Biden has followed through on that commitment. His administration’s new Title IX rules will expand the definition of discrimination beyond sex to also include sexual orientation and gender identity. In his State of the Union address, Biden demanded that Congress pass the radical Equality Act, which would use sexual politics to erase the First Amendment.
While the left loves to blame the right for “stirring up the culture wars,” a Democratic Party that insists six-year-olds must be exposed to overtly sexual material isn’t the victim in the culture wars, they are the aggressor. In many cases, the rest of the country is just trying to keep up as the left moves the cultural goalposts (and even alters the English language) to more extreme positions every single week.
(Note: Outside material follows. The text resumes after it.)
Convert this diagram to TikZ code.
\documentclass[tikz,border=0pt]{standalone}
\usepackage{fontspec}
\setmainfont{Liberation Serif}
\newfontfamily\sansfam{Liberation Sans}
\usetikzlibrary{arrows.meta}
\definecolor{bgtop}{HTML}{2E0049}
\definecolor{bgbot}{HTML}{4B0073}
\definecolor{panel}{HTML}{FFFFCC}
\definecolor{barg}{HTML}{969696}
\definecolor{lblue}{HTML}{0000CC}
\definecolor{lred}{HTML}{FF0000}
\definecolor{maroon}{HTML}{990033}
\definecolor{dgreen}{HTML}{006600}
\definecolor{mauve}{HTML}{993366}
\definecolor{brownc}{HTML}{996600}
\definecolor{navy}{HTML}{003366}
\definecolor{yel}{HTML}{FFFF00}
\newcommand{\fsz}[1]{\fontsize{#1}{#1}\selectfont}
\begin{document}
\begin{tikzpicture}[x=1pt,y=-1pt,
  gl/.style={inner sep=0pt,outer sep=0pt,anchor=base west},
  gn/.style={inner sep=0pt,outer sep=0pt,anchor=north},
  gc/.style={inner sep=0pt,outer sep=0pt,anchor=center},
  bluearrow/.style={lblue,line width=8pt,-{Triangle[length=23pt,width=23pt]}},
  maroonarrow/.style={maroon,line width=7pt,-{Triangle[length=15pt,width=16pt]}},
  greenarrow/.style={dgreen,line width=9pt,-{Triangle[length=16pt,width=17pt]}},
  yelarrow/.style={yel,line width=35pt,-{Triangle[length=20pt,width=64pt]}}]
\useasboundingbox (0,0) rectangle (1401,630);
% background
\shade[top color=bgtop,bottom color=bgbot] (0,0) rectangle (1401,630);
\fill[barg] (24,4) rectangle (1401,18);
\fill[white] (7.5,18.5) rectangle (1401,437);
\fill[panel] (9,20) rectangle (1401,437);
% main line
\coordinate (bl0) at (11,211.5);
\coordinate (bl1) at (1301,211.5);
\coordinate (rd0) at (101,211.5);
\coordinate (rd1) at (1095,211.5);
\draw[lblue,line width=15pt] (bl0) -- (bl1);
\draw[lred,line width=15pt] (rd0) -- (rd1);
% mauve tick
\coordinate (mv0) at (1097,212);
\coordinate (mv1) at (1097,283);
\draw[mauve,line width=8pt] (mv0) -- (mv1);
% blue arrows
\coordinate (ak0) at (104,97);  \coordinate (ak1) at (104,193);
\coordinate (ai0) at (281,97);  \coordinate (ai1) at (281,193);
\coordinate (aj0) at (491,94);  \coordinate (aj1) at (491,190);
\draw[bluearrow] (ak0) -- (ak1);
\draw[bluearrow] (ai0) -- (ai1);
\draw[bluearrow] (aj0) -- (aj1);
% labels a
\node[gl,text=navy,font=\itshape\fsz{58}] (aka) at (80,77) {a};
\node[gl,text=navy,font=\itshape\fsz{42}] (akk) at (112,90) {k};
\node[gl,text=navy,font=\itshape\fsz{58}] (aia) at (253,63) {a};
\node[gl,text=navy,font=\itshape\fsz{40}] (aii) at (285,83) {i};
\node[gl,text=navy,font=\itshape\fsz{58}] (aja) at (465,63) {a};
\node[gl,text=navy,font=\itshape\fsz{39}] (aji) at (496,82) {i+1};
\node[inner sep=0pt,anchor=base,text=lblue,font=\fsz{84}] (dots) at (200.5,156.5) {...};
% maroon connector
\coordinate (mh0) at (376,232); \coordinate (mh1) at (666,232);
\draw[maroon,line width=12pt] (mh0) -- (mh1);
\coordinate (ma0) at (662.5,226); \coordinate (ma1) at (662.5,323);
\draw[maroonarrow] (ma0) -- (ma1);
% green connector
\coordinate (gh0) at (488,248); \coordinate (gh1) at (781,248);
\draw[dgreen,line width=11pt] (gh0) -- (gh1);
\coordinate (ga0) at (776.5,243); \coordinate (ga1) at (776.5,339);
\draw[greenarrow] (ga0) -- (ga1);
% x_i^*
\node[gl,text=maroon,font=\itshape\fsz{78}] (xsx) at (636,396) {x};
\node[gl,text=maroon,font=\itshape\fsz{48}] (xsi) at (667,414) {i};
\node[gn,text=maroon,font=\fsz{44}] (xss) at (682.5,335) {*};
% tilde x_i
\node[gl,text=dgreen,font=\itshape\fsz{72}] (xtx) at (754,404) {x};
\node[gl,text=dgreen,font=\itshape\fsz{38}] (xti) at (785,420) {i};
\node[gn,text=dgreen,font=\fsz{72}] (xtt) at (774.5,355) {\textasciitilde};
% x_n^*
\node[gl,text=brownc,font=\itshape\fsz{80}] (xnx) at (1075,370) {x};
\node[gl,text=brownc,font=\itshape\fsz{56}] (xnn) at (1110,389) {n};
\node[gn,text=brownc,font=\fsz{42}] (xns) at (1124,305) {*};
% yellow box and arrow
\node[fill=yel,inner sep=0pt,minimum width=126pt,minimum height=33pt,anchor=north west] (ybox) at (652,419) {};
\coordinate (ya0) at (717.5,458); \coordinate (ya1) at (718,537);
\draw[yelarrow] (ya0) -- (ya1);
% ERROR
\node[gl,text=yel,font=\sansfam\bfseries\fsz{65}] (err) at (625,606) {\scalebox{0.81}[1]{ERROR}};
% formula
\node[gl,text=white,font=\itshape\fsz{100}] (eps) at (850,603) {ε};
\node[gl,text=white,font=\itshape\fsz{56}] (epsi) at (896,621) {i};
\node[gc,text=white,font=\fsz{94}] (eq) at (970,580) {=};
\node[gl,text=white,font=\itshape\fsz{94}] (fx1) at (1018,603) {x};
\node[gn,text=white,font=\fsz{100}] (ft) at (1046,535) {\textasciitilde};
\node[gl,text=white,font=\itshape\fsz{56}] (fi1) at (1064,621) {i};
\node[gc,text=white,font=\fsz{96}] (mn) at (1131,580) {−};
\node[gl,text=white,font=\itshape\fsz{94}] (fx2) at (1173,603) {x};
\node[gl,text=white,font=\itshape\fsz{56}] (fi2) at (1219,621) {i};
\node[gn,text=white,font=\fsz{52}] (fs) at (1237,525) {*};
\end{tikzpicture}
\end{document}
As The Federalist’s Culture Editor Emily Jashinksy put it, the left’s claim that conservatives are dragging the country into culture war fights “is the equivalent of one kid punching another kid on the playground, and then the second kid getting blamed for picking a fight.”
Biden’s evolution is a proxy for the evolution of the Democratic Party. His vote in 1994 is instructive because of how closely the debate 30 years ago mirrors the same debate that’s going on in states all over the country. Parents are objecting to graphic novels and books in school libraries that show and discuss explicit images of sexual behavior to young children. They are objecting to, in many cases, an ideologically driven attempt to present inappropriate sexual content and curriculum to kids without their consent.
In 1994, Biden took the side of parents in these disputes. In 2022, both he and his party call these parents hateful.